Monday, August 18, 2008
– Ramblin' Jack Elliott entered the studio with producer Joe Henry (Bettye LaVette, Solomon Burke, Elvis Costello/Allen Toussaint) to record the follow-up to his Anti- Records debut, 2006's "I Stand Alone." Elliott, 77, sings and plays acoustic guitar, and is backed by musicians including Van Dyke Parks, Brian Wilson's collaborator on "SmiLE," and David Hidalgo of Los Lobos fame on guitar.
Together, musician and producer examine a carefully selected number of pre-WWII blues songs.

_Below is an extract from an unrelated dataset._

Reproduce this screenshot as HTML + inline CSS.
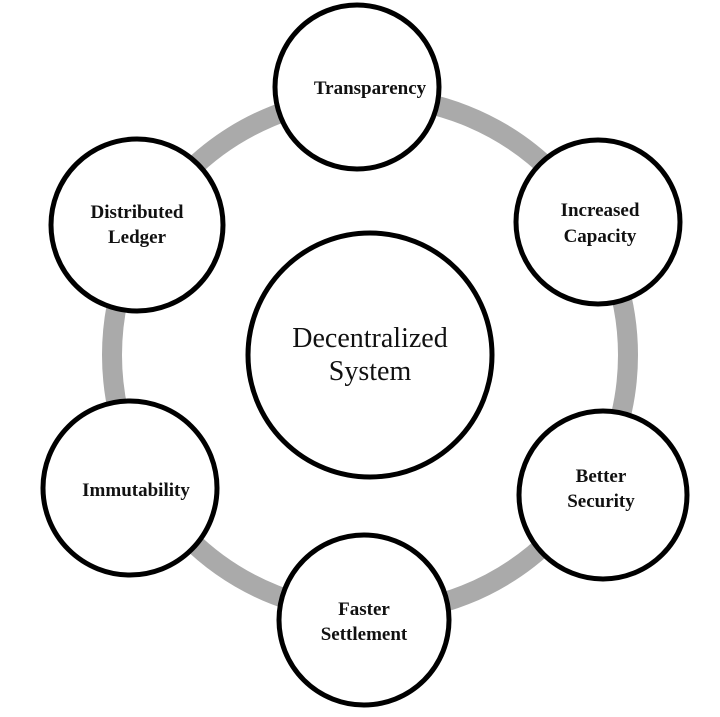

"Jack Elliot had never approached this music before," said Henry, "but it's important to understand that many of the country blues masters represented here were friends of Jack's. These blues share a tremendous amount - in both form and substance - with the folk music of the same era, the 1930s; and few people made any such distinctions during that day. Everybody was dipping from the same stream, be it Woody Guthrie or Tampa Red, Jimmie Rodgers or Furry Lewis; and Jack drank it all in. His approach is fresh, but authentic. He's using an old language, but he's speaking in the present tense."
The CD will be out next year.
As a budding musician, Jack developed his voice under the tutelage of Woodrow Wilson Guthrie, truck hitching across the country off and on for a couple of years with Guthrie, carrying "only razors and guitars." The pair eventually landed in Topanga Canyon Cal. in the 1950s, where Elliott played for James Dean and stole his girl (who later became Elliott's first wife). On the other coast, Elliott was also a fixture of the Greenwich Village scene, and once spent "three days and a lot of wine" listening to Jack Kerouac read "On the Road." But it is his relationship with a young Bob Dylan that Elliott is perhaps most famous for. Though back in the 1960s the up-and-coming Dylan was often mistakenly dubbed the "son of Jack Elliott," today Elliott simply states "Dylan learned from me the same way I learned from Woody."